SHORT PROBLEM: Read through the records below and copy each line that uses the word "with".

RECORDS PROVIDED:

************

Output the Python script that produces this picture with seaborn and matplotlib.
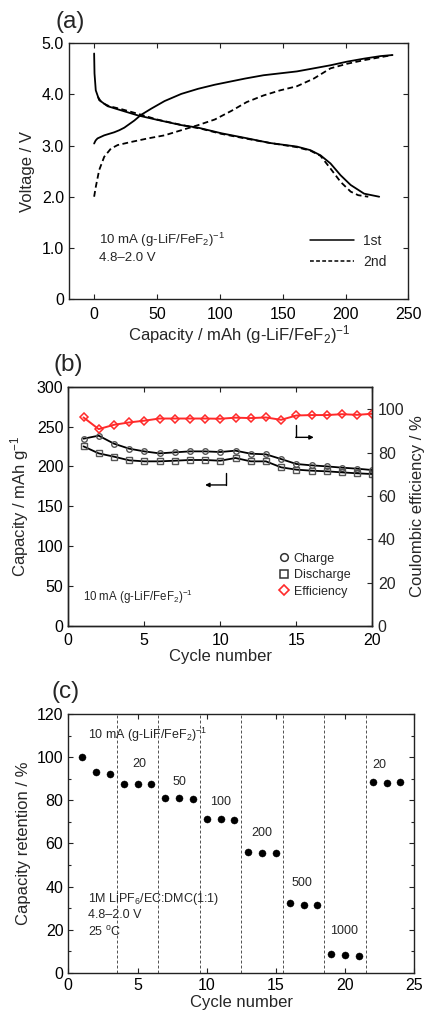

************

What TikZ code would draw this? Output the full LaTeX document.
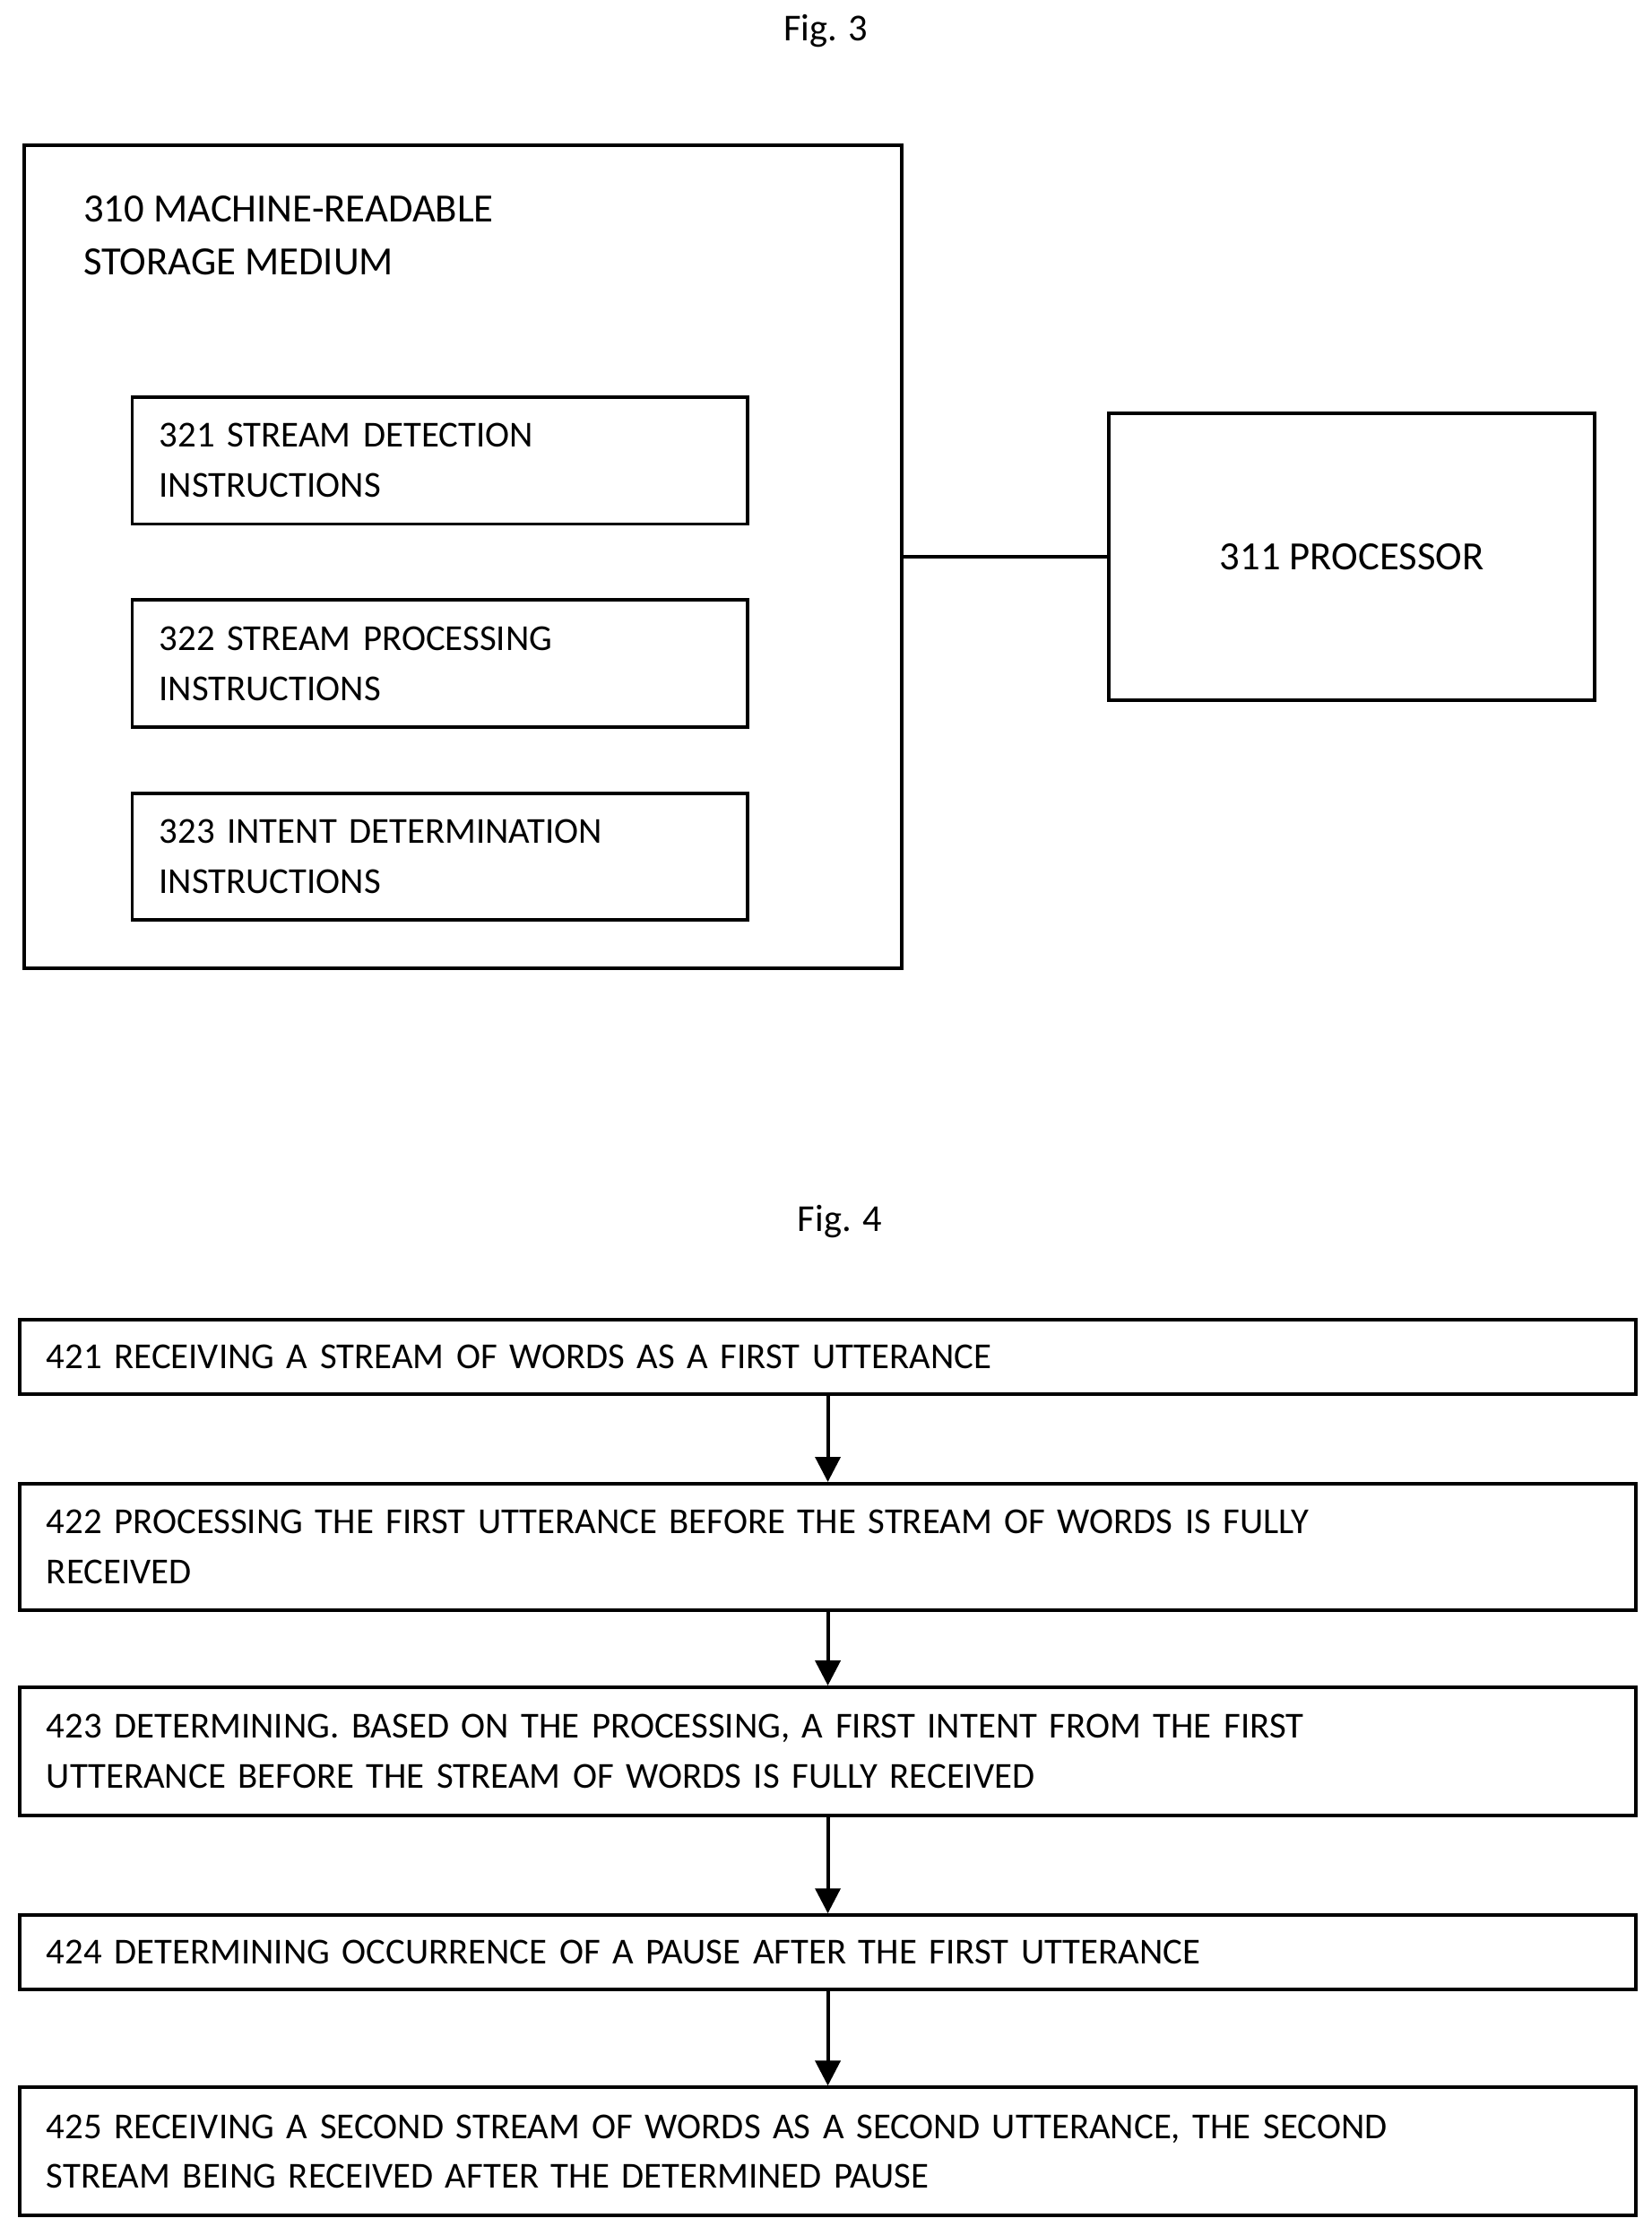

************

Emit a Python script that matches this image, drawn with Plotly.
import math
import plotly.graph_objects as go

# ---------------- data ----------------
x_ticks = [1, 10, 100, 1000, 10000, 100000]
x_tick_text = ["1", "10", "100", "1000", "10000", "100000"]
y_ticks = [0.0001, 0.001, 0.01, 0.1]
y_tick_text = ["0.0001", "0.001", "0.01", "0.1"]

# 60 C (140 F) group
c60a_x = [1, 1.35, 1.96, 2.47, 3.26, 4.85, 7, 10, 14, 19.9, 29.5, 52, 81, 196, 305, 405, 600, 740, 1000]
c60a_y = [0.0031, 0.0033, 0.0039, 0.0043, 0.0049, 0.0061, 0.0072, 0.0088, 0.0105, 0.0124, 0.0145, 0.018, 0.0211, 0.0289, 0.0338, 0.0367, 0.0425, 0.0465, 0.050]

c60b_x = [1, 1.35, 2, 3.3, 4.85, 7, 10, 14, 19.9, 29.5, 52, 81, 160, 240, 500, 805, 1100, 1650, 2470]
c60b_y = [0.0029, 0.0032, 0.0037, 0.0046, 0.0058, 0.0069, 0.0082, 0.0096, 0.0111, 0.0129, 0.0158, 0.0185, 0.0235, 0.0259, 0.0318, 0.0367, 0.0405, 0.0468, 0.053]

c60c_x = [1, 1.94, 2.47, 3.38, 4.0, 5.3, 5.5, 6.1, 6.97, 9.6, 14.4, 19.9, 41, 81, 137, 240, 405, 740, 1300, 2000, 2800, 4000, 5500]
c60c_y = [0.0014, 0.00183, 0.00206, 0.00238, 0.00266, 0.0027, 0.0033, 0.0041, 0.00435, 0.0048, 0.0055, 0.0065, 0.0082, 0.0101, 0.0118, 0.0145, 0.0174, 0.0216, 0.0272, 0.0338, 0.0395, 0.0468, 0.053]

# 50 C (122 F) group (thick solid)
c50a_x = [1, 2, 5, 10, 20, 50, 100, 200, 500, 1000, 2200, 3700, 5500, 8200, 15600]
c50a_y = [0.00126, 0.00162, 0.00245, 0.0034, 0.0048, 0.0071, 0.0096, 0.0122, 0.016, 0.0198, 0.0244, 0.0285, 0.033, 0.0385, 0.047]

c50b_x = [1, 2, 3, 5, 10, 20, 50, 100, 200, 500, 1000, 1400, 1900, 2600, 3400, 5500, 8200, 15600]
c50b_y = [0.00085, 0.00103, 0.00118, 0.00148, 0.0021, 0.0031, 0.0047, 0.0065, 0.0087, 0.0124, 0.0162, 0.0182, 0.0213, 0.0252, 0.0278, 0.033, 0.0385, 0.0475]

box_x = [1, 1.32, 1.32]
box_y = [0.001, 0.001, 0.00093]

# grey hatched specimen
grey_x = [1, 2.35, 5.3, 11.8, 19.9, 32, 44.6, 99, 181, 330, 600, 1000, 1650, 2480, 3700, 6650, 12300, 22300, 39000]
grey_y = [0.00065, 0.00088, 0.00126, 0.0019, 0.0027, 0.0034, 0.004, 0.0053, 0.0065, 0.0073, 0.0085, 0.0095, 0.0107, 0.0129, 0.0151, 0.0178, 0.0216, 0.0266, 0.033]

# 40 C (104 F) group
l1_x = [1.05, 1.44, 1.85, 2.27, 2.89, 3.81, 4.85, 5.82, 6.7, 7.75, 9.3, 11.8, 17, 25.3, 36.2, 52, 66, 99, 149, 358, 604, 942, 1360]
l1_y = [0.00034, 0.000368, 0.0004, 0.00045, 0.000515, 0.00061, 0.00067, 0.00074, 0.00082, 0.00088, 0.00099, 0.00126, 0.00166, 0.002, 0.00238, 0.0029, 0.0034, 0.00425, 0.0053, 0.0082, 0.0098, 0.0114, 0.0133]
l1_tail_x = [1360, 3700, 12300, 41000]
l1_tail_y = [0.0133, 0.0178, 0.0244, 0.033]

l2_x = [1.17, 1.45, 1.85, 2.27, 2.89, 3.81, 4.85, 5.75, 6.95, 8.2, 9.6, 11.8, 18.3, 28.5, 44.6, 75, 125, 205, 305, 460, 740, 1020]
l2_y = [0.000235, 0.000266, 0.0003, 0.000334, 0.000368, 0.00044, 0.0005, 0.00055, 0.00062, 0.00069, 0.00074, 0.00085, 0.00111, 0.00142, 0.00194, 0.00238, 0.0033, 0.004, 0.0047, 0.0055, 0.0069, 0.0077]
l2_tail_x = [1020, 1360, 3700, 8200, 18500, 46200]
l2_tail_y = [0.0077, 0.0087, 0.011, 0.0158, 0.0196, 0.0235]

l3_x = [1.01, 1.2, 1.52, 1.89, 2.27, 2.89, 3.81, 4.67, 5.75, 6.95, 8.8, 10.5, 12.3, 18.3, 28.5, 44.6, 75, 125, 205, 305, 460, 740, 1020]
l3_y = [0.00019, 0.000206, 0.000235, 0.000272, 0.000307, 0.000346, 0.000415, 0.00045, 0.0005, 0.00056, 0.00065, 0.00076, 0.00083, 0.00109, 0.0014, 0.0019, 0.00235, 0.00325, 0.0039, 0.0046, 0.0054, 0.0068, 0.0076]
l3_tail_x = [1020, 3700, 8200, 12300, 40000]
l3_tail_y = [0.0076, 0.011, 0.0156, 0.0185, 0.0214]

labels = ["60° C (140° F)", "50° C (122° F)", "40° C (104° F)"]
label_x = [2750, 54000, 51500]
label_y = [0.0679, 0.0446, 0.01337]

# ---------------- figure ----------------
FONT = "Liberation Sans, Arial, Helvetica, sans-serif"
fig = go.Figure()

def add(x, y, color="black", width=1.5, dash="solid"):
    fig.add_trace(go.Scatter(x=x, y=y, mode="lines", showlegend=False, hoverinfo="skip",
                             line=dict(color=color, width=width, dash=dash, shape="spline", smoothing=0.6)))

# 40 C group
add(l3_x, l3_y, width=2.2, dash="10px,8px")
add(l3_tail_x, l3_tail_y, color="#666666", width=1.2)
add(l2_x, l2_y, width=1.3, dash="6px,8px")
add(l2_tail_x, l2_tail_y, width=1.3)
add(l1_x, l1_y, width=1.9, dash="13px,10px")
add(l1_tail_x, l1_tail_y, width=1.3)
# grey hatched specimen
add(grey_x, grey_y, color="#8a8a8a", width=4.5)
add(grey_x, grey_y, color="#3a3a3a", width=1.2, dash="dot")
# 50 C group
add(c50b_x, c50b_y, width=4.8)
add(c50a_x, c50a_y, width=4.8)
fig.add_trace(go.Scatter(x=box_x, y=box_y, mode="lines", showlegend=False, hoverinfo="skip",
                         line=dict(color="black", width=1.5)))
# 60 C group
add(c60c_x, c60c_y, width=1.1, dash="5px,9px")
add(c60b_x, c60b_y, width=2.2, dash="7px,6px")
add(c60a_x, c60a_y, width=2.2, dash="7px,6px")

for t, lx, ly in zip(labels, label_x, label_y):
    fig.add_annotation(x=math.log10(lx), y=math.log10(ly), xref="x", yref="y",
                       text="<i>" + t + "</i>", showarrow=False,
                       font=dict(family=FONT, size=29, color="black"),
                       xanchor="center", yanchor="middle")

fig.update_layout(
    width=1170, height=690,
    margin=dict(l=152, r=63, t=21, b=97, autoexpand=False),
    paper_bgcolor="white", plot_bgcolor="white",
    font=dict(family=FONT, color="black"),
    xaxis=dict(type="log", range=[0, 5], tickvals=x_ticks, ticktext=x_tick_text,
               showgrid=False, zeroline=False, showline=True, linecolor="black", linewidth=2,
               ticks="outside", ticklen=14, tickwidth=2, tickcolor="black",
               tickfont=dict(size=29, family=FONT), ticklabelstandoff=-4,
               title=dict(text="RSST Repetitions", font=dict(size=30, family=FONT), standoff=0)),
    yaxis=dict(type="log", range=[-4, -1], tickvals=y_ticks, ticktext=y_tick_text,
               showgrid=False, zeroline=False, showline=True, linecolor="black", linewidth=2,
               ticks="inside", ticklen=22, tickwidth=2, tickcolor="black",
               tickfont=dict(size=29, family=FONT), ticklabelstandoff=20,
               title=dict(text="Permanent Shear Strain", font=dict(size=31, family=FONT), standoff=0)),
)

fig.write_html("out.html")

************

SOLUTION TO THE EXERCISE:
Output the Python script that produces this picture with seaborn and matplotlib.
Emit a Python script that matches this image, drawn with Plotly.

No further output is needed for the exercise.